Не правда ли, какая прелесть это простое, безыскусственное письмо, а ведь почтенный профессор все-таки писал своему начальству, ведь он состоял членом нашей Академии и получал ежегодный пансион в 300 талеров! Сколько добродушия, сколько снисходительности, сколько отеческой ласки сквозит в этом письме и особенно в этих словах: “…обо мне им нисколько не нужно беспокоиться”. Так и видится, как знаменитый ученый, убеленный сединами, стоит перед этой напроказившей молодежью и на тонких губах его играет добрая улыбка: “Ну что ж, молодость должна быть молодостью!..”
Круто пришлось нашим студентам во Фрейберге у Генкеля. Барон Корф написал ему весьма определенную инструкцию: “Эти три лица в прилежании и успехах своих очень не равны между собою; в мотовстве же как бы превосходят друг друга… Вследствие этого Академия наук нашла себя вынужденною уменьшить отныне стипендию трех студентов и каждому из них, вместо прежде назначенных в год 300 рублей, выдавать на содержание только половину, то есть 150 рублей”. Письмо заканчивалось просьбою к Генкелю, “чтобы то, что должно быть израсходовано на студентов, было уплачено вами самими тем, кому следует; студентам же, кроме одного талера в месяц, назначенного им на карманные деньги и разные мелочи, не выдавать никаких денег на руки, а между тем объявить везде по городу, чтобы никто им не верил в долг, ибо если это случится, то Академия наук за подобный долг никогда не заплатит ни одного гроша…”

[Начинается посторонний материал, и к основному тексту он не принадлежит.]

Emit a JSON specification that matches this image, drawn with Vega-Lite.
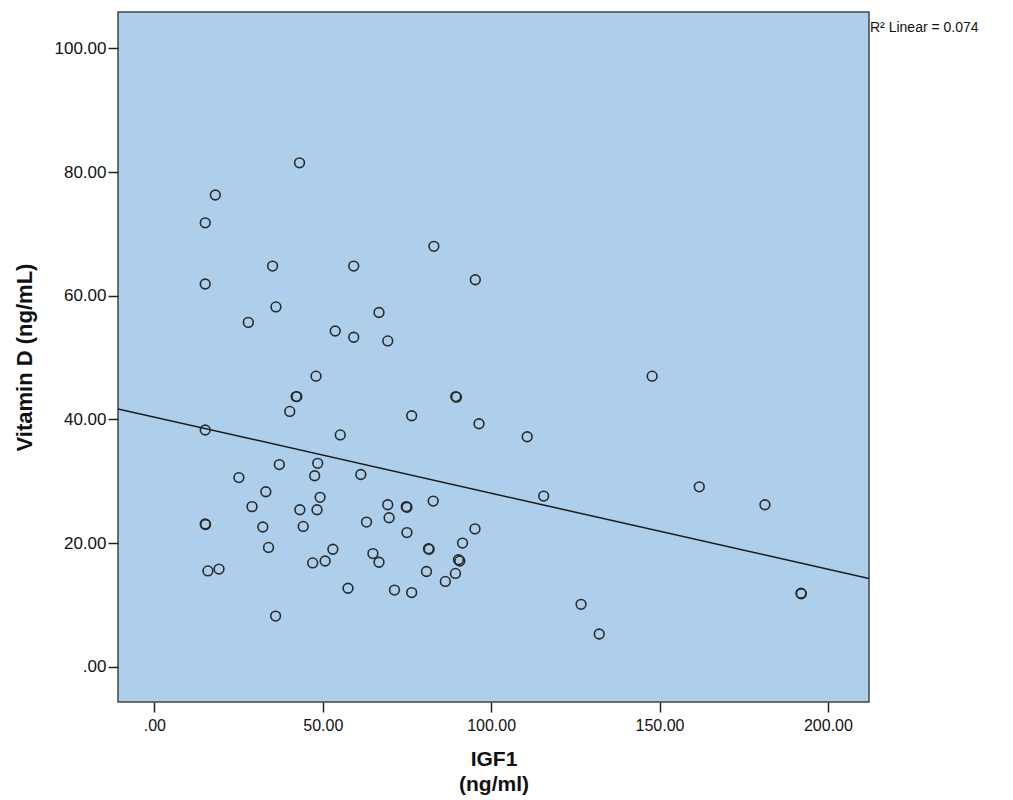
{
  "$schema": "https://vega.github.io/schema/vega-lite/v6.json",
  "width": 751,
  "height": 690,
  "autosize": {"type": "none"},
  "padding": {"left": 118, "top": 12, "right": 144, "bottom": 98},
  "background": "white",
  "config": {
    "font": "Liberation Sans",
    "view": {"fill": "#AECFEC", "stroke": "#444444", "strokeWidth": 1.5},
    "axis": {"grid": false, "domain": false, "tickColor": "#222222", "tickSize": 10, "tickWidth": 1.5, "labelColor": "#111111", "titleColor": "#111111", "titleFontWeight": "bold"}
  },
  "data": {"values": [
    {"igf1": 43.1, "vitd": 81.5}, {"igf1": 18.1, "vitd": 76.3}, {"igf1": 15.1, "vitd": 71.8},
    {"igf1": 35.1, "vitd": 64.8}, {"igf1": 59.2, "vitd": 64.8}, {"igf1": 15.1, "vitd": 61.9},
    {"igf1": 36.1, "vitd": 58.2}, {"igf1": 27.9, "vitd": 55.7}, {"igf1": 53.7, "vitd": 54.3},
    {"igf1": 59.2, "vitd": 53.3}, {"igf1": 48.0, "vitd": 47.0}, {"igf1": 42.1, "vitd": 43.7},
    {"igf1": 42.3, "vitd": 43.7}, {"igf1": 40.2, "vitd": 41.3}, {"igf1": 15.1, "vitd": 38.3},
    {"igf1": 55.2, "vitd": 37.5}, {"igf1": 37.1, "vitd": 32.7}, {"igf1": 48.5, "vitd": 32.9},
    {"igf1": 47.6, "vitd": 30.9}, {"igf1": 61.3, "vitd": 31.1}, {"igf1": 25.1, "vitd": 30.6},
    {"igf1": 33.1, "vitd": 28.3}, {"igf1": 49.2, "vitd": 27.4}, {"igf1": 29.0, "vitd": 25.9},
    {"igf1": 43.2, "vitd": 25.4}, {"igf1": 48.3, "vitd": 25.4}, {"igf1": 15.1, "vitd": 23.1},
    {"igf1": 15.2, "vitd": 23.0}, {"igf1": 32.2, "vitd": 22.6}, {"igf1": 44.2, "vitd": 22.7},
    {"igf1": 63.0, "vitd": 23.4}, {"igf1": 33.9, "vitd": 19.3}, {"igf1": 53.0, "vitd": 19.0},
    {"igf1": 50.7, "vitd": 17.1}, {"igf1": 47.0, "vitd": 16.8}, {"igf1": 15.9, "vitd": 15.5},
    {"igf1": 19.2, "vitd": 15.8}, {"igf1": 57.5, "vitd": 12.7}, {"igf1": 36.0, "vitd": 8.2},
    {"igf1": 64.9, "vitd": 18.3}, {"igf1": 83.0, "vitd": 68.0}, {"igf1": 95.3, "vitd": 62.6},
    {"igf1": 66.7, "vitd": 57.3}, {"igf1": 69.3, "vitd": 52.7}, {"igf1": 89.5, "vitd": 43.7},
    {"igf1": 89.7, "vitd": 43.6}, {"igf1": 76.4, "vitd": 40.6}, {"igf1": 96.4, "vitd": 39.3},
    {"igf1": 69.3, "vitd": 26.2}, {"igf1": 74.8, "vitd": 25.9}, {"igf1": 75.0, "vitd": 25.8},
    {"igf1": 82.8, "vitd": 26.8}, {"igf1": 69.7, "vitd": 24.1}, {"igf1": 75.0, "vitd": 21.7},
    {"igf1": 115.6, "vitd": 27.6}, {"igf1": 95.2, "vitd": 22.3}, {"igf1": 91.5, "vitd": 20.0},
    {"igf1": 81.4, "vitd": 19.1}, {"igf1": 81.6, "vitd": 19.0}, {"igf1": 66.7, "vitd": 16.9},
    {"igf1": 90.3, "vitd": 17.3}, {"igf1": 90.7, "vitd": 17.1}, {"igf1": 80.8, "vitd": 15.4},
    {"igf1": 89.4, "vitd": 15.1}, {"igf1": 86.4, "vitd": 13.8}, {"igf1": 71.3, "vitd": 12.4},
    {"igf1": 76.4, "vitd": 12.0}, {"igf1": 147.8, "vitd": 47.0}, {"igf1": 110.7, "vitd": 37.2},
    {"igf1": 161.8, "vitd": 29.1}, {"igf1": 181.3, "vitd": 26.2}, {"igf1": 192.0, "vitd": 11.9},
    {"igf1": 192.1, "vitd": 11.8}, {"igf1": 126.7, "vitd": 10.1}, {"igf1": 132.1, "vitd": 5.3}
  ]},
  "encoding": {
    "x": {"field": "igf1", "type": "quantitative", "scale": {"domain": [-10.8, 212.2], "nice": false, "zero": false},
      "axis": {"values": [0, 50, 100, 150, 200], "labelExpr": "datum.value == 0 ? '.00' : format(datum.value, '.2f')", "labelFontSize": 16, "labelPadding": 5, "title": ["IGF1", "(ng/ml)"], "titleFontSize": 21, "titlePadding": 15, "titleLineHeight": 25}},
    "y": {"field": "vitd", "type": "quantitative", "scale": {"domain": [-5.7, 105.9], "nice": false, "zero": false},
      "axis": {"values": [0, 20, 40, 60, 80, 100], "labelExpr": "datum.value == 0 ? '.00' : format(datum.value, '.2f')", "labelFontSize": 17, "labelPadding": 2, "title": "Vitamin D (ng/mL)", "titleFontSize": 22, "titlePadding": 18}}
  },
  "layer": [
    {"mark": {"type": "point", "shape": "circle", "filled": false, "size": 95, "stroke": "#2a2a2a", "strokeWidth": 1.6, "opacity": 1}},
    {"transform": [{"regression": "vitd", "on": "igf1", "method": "linear", "extent": [-10.8, 212.2]}],
     "mark": {"type": "line", "color": "#1a1a1a", "strokeWidth": 1.5, "clip": true}},
    {"data": {"values": [{"lbl": "R² Linear = 0.074", "x": 212.2, "y": 103.3}]},
     "mark": {"type": "text", "align": "left", "baseline": "middle", "dx": 1, "fontSize": 14, "color": "#111111", "clip": false},
     "encoding": {"x": {"field": "x", "type": "quantitative"}, "y": {"field": "y", "type": "quantitative"}, "text": {"field": "lbl"}}}
  ]
}
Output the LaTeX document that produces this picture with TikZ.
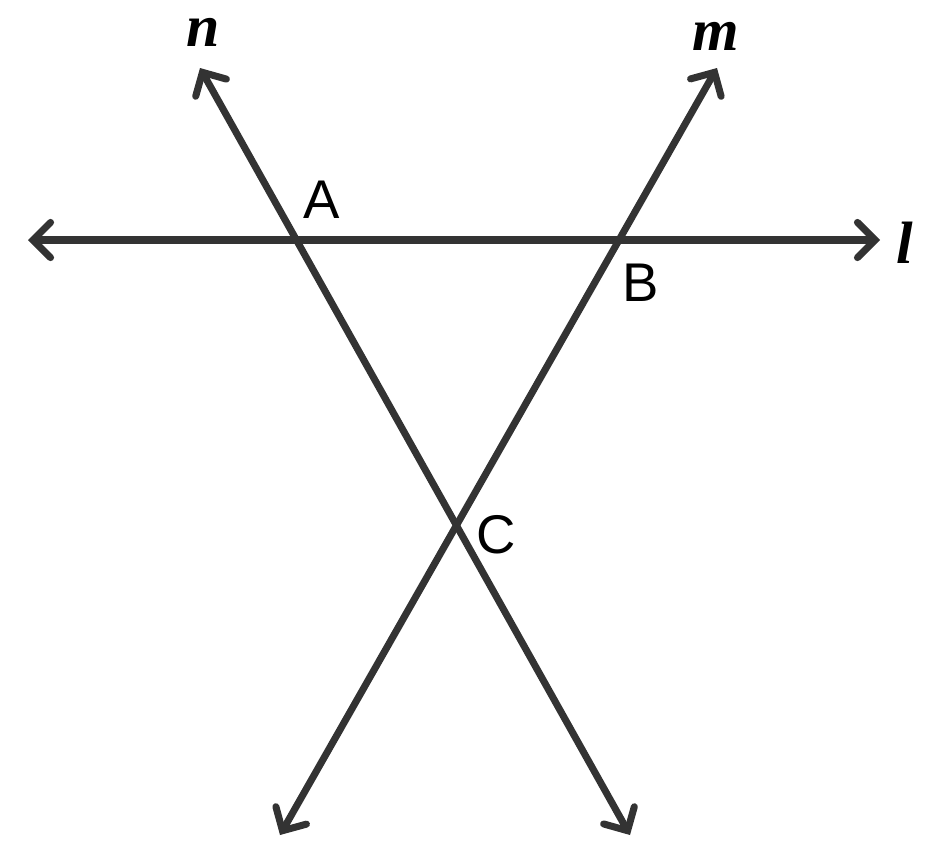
\documentclass[tikz,border=0pt]{standalone}
\usepackage{fontspec}
\setmainfont{Liberation Serif}
\newfontfamily\lblfont{Liberation Sans}
\usetikzlibrary{arrows.meta}
\definecolor{ink}{HTML}{333333}
\tikzset{
  line/.style={ink, line width=2pt, line cap=round,
    {Straight Barb[length=5pt,width=10pt,line cap=round]}-{Straight Barb[length=5pt,width=10pt,line cap=round]}},
  pt/.style={font=\lblfont\fontsize{15.5pt}{15.5pt}\selectfont, text=black},
  linename/.style={font=\bfseries\itshape\fontsize{17pt}{17pt}\selectfont, text=black}
}
\begin{document}
\begin{tikzpicture}[x=0.01cm,y=-0.01cm]
\useasboundingbox (0,0) rectangle (934,866);

\coordinate (lL) at (28,240);
\coordinate (lR) at (880,240);
\coordinate (nT) at (200,68);
\coordinate (nB) at (630,835);
\coordinate (mT) at (717,68);
\coordinate (mB) at (280,835);

\draw [line] (lL) -- (lR); % l
\draw [line] (nT) -- (nB); % n
\draw [line] (mT) -- (mB); % m

\node [linename] (n) at (203,32){n};
\node [linename] (m) at (716,36){m};
\node [linename] (l) at (905,243){l};
\node [pt] (A) at (322,200){A};
\node [pt] (B) at (641,283){B};
\node [pt] (C) at (496,535){C};

\end{tikzpicture}
\end{document}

Сначала отношения между Генкелем и студентами были хорошие. Ломоносов усиленно занялся металлургией. Кроме того, в течение четырех месяцев он переводил и составлял различные экстракты по соляному делу для Готлиба Фридриха Вильгельма Юнкера, члена нашей Академии, приехавшего во Фрейберг для изучения соляного промысла и впоследствии состоявшего надзирателем соляных заводов в Бахмуте.
Тогда же Ломоносов сочинил оду по случаю взятия русскими войсками турецкой крепости Хотин. В этой оде заметно подражание немецкому поэту Гюнтеру, а отчасти и Буало. Она написана ямбами, размером, до того времени небывалым в русских стихотворениях, и по языку стоит много выше последних. Ломоносов, посылая свое произведение в Академию наук, приложил к нему большое письмо, в котором рассказывает, как он начал писать стихи тоническим размером, и приводит образчики своих опытов. Между прочим он пишет: “Я не могу довольно о том нарадоваться, что российский наш язык не токмо бодростию и героическим звоном греческому, латинскому и немецкому не уступает, но и подобную оным, а себе купно природную и свойственную версификацию иметь может”, и затем он пускается в описание красот различных размеров.
С начала 1740 года отношения между Генкелем и Ломоносовым начинают портиться и скоро доходят до полного разрыва.
Генкель сам видел, что его “ученикам нет никакой возможности изворачиваться двумястами рейхсталеров в год”, – двумястами, так как ему удалось уже выхлопотать студентам прибавку в 50 талеров. Но аккуратный берграт [4]строго держался указаний, полученных им от Академии наук, и на просьбы Ломоносова дать ему денег отвечал решительным отказом. Это и повело к ссоре, закончившейся тем, что Михаил Васильевич, никого не спросясь, покинул Фрейберг.
И Генкель, и Ломоносов в письмах своих в Академию, к Шумахеру, не пожалели красок, представляя друг друга в самом непривлекательном виде. Первый распространялся о пьянстве, буйстве, драках, неприличной брани второго и даже о “подозрительной переписке” с какой-то марбургской девушкой. Второй изобразил первого злым, алчным, хитрым, завистливым и даже малосведущим… “Сего господина могут почитать идолом только те, которые коротко его не знают. Я же не хотел бы променять на него свои хотя и малые, но основательные знания и не вижу причины, почему мне его почитать своею путеводною звездою и единственным своим спасением. Самые обыкновенные процессы, о которых почти во всех химических книжках говорится, он держит в секрете и сообщает их неохотно…”, и так далее.
Из Фрейберга он отправился в Лейпциг, где надеялся встретить русского посланника барона Кейзерлинга. Но дипломат выехал уже из Лейпцига в Кассель. Ломоносов отправился туда же, но и тут ему не удалось застать нашего посланника. Волей-неволей пришлось возвратиться в Марбург, где у него были друзья, на помощь которых он рассчитывал. Здесь с ним произошло событие, о котором он потом молчал целых два года. В марбургской реформатской церкви сохранилась следующая запись в церковной книге: “6 июня 1740 года обвенчаны Михаил Ломоносов, кандидат медицины, сын архангельского торговца Василия Ломоносова, и Елизавета Христина Цильх, дочь умершего члена городской думы и церковного старосты Генриха Цильха”.